> [RECORDS FOR THIS EXERCISE]:
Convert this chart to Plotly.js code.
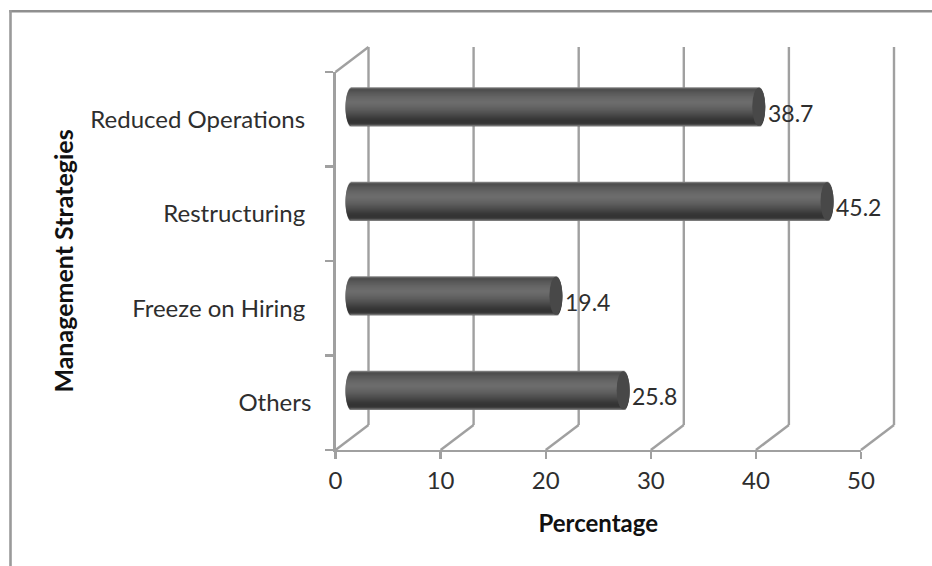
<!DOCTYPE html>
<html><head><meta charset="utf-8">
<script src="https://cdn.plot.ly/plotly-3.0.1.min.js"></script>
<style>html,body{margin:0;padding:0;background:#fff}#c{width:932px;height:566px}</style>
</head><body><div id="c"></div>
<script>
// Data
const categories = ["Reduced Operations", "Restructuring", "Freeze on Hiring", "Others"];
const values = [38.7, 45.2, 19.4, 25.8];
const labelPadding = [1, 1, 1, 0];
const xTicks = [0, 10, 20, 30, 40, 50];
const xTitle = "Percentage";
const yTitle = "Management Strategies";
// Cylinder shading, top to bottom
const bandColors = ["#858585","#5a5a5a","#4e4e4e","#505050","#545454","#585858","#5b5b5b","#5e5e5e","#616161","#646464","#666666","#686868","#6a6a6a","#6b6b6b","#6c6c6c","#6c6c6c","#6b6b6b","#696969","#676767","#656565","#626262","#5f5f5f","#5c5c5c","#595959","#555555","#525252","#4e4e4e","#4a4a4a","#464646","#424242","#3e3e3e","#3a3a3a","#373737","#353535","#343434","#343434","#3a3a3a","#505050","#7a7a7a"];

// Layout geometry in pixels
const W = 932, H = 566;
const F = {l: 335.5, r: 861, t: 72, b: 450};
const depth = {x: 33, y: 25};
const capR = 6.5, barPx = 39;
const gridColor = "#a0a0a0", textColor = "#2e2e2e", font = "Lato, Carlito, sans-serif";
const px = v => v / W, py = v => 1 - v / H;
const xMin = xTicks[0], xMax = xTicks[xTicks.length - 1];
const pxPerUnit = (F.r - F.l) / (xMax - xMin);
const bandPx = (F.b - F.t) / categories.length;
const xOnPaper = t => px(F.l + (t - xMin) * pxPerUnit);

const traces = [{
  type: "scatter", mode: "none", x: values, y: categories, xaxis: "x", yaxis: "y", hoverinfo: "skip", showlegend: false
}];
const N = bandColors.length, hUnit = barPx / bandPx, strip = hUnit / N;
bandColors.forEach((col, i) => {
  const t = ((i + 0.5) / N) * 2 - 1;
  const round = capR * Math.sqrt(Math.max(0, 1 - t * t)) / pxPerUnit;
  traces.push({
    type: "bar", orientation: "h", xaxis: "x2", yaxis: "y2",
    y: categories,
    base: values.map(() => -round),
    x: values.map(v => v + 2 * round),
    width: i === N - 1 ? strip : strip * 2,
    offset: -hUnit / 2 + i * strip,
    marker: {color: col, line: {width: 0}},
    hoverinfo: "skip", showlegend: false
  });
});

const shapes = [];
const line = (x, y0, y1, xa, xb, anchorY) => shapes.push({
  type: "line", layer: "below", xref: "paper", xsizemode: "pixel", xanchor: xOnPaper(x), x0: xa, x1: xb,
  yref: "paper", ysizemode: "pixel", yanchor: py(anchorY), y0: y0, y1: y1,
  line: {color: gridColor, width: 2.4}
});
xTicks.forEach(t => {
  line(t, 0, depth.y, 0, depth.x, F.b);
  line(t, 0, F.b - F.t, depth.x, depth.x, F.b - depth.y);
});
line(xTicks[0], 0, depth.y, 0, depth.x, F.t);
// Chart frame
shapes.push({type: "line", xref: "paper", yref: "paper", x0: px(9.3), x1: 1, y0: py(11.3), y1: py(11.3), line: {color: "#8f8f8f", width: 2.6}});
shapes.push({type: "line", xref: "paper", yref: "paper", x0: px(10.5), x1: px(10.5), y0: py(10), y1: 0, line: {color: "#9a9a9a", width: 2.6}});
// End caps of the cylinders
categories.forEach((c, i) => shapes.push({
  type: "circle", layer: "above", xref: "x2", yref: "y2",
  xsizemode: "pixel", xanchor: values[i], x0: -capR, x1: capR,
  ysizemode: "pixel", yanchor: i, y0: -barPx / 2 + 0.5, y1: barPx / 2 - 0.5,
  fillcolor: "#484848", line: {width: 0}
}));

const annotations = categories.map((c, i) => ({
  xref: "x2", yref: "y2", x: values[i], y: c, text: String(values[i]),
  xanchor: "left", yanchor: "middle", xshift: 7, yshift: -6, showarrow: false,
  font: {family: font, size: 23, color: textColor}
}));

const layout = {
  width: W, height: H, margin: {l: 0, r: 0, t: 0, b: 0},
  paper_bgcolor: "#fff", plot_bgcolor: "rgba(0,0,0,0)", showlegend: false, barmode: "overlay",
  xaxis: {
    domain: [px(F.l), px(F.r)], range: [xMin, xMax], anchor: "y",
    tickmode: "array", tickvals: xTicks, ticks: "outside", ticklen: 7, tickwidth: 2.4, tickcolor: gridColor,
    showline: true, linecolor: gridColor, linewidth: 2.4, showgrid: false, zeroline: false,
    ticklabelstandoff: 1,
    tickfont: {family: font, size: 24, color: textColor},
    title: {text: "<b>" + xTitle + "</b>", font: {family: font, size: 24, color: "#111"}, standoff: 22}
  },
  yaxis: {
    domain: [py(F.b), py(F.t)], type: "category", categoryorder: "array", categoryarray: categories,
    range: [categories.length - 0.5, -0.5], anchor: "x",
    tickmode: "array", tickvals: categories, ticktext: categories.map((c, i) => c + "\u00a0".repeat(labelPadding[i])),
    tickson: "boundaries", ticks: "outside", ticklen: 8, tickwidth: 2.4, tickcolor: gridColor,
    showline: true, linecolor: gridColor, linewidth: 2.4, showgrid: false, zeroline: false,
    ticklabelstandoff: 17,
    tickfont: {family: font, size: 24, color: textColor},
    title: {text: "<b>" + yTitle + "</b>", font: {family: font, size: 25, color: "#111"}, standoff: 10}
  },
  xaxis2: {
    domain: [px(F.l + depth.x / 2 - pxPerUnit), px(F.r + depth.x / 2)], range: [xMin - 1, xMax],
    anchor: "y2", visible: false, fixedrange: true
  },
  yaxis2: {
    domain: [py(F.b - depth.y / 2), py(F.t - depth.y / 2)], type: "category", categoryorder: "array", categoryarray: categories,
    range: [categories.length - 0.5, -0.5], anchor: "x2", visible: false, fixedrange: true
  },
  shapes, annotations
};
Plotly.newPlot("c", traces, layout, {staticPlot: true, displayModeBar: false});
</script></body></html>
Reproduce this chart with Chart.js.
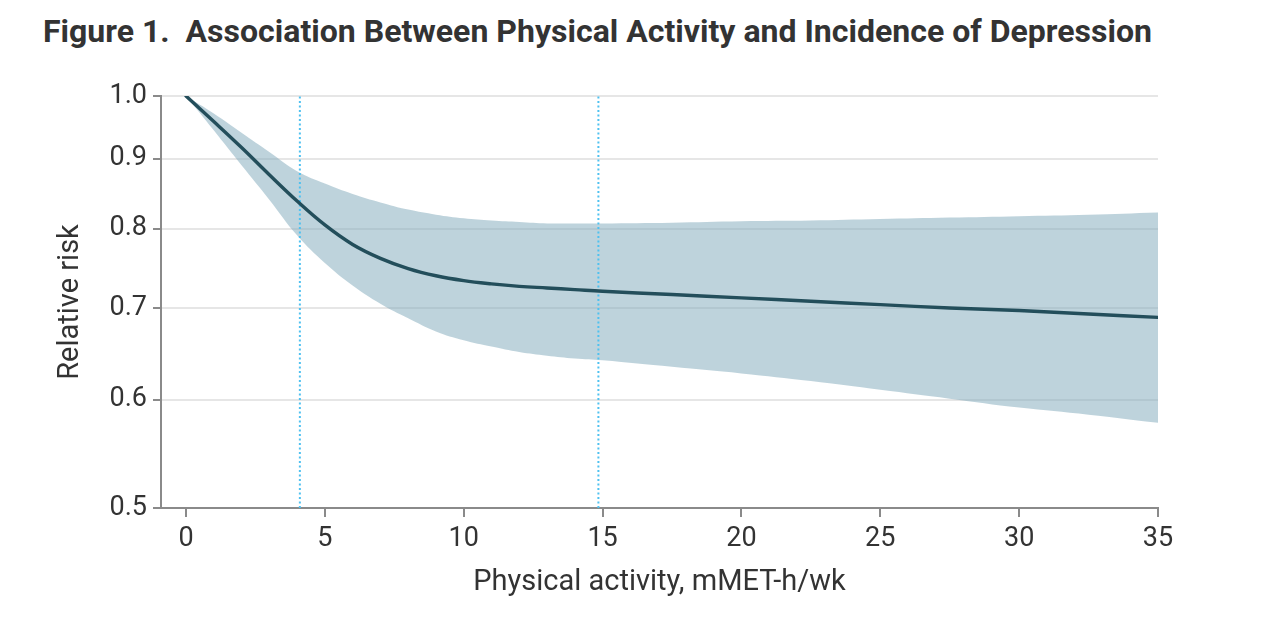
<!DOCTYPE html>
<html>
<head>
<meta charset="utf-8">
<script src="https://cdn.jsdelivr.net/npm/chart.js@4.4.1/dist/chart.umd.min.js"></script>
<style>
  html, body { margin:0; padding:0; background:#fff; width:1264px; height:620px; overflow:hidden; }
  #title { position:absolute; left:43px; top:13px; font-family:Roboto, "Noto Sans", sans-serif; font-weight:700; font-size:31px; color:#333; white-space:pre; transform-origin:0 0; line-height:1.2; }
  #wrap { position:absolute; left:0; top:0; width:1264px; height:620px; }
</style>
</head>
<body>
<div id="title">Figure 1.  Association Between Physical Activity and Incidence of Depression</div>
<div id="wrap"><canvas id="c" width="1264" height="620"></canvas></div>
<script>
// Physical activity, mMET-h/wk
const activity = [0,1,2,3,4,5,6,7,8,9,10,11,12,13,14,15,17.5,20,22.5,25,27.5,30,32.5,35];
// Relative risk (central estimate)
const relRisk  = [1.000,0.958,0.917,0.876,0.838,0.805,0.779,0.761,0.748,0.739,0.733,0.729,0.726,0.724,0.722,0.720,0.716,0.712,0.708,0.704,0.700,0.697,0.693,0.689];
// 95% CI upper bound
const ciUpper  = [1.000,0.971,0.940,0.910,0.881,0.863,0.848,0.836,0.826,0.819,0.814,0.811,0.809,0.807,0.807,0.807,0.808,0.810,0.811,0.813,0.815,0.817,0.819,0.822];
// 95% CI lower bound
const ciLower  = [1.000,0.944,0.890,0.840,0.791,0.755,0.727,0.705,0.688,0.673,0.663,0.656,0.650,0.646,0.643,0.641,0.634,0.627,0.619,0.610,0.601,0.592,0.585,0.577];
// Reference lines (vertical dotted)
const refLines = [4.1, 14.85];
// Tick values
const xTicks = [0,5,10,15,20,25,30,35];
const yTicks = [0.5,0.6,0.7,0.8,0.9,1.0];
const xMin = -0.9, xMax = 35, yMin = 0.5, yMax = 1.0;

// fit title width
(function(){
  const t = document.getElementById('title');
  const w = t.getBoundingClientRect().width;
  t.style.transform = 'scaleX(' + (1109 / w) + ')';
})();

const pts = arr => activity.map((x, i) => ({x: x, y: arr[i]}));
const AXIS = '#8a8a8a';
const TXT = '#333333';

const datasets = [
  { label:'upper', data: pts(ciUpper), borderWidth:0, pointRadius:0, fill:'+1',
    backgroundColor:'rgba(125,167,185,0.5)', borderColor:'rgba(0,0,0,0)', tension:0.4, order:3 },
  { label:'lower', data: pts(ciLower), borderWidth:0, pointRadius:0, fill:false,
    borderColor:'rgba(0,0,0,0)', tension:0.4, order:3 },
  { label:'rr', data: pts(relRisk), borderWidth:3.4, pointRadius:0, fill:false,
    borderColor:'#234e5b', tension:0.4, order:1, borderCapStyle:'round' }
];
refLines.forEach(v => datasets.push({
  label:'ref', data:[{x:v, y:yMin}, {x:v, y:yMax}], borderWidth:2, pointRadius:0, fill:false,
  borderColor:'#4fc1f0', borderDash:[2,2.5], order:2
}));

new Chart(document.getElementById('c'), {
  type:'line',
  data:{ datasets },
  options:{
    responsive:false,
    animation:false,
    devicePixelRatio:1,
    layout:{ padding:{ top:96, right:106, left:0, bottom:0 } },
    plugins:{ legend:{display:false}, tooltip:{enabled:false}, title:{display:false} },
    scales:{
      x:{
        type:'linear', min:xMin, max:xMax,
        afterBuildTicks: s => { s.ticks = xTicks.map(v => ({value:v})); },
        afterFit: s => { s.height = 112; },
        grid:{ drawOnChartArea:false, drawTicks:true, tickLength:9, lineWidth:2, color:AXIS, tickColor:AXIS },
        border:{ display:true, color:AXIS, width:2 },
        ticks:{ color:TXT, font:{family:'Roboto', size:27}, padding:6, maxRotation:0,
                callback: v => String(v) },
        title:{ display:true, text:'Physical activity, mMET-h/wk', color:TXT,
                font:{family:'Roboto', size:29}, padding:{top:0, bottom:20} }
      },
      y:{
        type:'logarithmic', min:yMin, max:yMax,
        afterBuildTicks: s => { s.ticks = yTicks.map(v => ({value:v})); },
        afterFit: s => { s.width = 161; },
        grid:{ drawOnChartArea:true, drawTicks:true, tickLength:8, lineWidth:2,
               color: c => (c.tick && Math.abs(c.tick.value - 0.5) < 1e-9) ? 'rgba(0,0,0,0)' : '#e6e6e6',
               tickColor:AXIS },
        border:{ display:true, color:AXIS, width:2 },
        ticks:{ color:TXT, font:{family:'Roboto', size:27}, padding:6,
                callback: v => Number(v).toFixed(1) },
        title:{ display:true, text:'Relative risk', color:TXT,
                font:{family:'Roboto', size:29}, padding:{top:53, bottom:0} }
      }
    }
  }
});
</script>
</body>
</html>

> [TASK TO CARRY OUT]: Set down, word for word, the lines from the one holding "Reproduce this chart with Chart.js." through the one holding "const TXT = '#333333';". Skip the pictures.

> [COMPLETE RESPONSE]:
Reproduce this chart with Chart.js.
<!DOCTYPE html>
<html>
<head>
<meta charset="utf-8">
<script src="https://cdn.jsdelivr.net/npm/chart.js@4.4.1/dist/chart.umd.min.js"></script>
<style>
  html, body { margin:0; padding:0; background:#fff; width:1264px; height:620px; overflow:hidden; }
  #title { position:absolute; left:43px; top:13px; font-family:Roboto, "Noto Sans", sans-serif; font-weight:700; font-size:31px; color:#333; white-space:pre; transform-origin:0 0; line-height:1.2; }
  #wrap { position:absolute; left:0; top:0; width:1264px; height:620px; }
</style>
</head>
<body>
<div id="title">Figure 1.  Association Between Physical Activity and Incidence of Depression</div>
<div id="wrap"><canvas id="c" width="1264" height="620"></canvas></div>
<script>
// Physical activity, mMET-h/wk
const activity = [0,1,2,3,4,5,6,7,8,9,10,11,12,13,14,15,17.5,20,22.5,25,27.5,30,32.5,35];
// Relative risk (central estimate)
const relRisk  = [1.000,0.958,0.917,0.876,0.838,0.805,0.779,0.761,0.748,0.739,0.733,0.729,0.726,0.724,0.722,0.720,0.716,0.712,0.708,0.704,0.700,0.697,0.693,0.689];
// 95% CI upper bound
const ciUpper  = [1.000,0.971,0.940,0.910,0.881,0.863,0.848,0.836,0.826,0.819,0.814,0.811,0.809,0.807,0.807,0.807,0.808,0.810,0.811,0.813,0.815,0.817,0.819,0.822];
// 95% CI lower bound
const ciLower  = [1.000,0.944,0.890,0.840,0.791,0.755,0.727,0.705,0.688,0.673,0.663,0.656,0.650,0.646,0.643,0.641,0.634,0.627,0.619,0.610,0.601,0.592,0.585,0.577];
// Reference lines (vertical dotted)
const refLines = [4.1, 14.85];
// Tick values
const xTicks = [0,5,10,15,20,25,30,35];
const yTicks = [0.5,0.6,0.7,0.8,0.9,1.0];
const xMin = -0.9, xMax = 35, yMin = 0.5, yMax = 1.0;

// fit title width
(function(){
  const t = document.getElementById('title');
  const w = t.getBoundingClientRect().width;
  t.style.transform = 'scaleX(' + (1109 / w) + ')';
})();

const pts = arr => activity.map((x, i) => ({x: x, y: arr[i]}));
const AXIS = '#8a8a8a';
const TXT = '#333333';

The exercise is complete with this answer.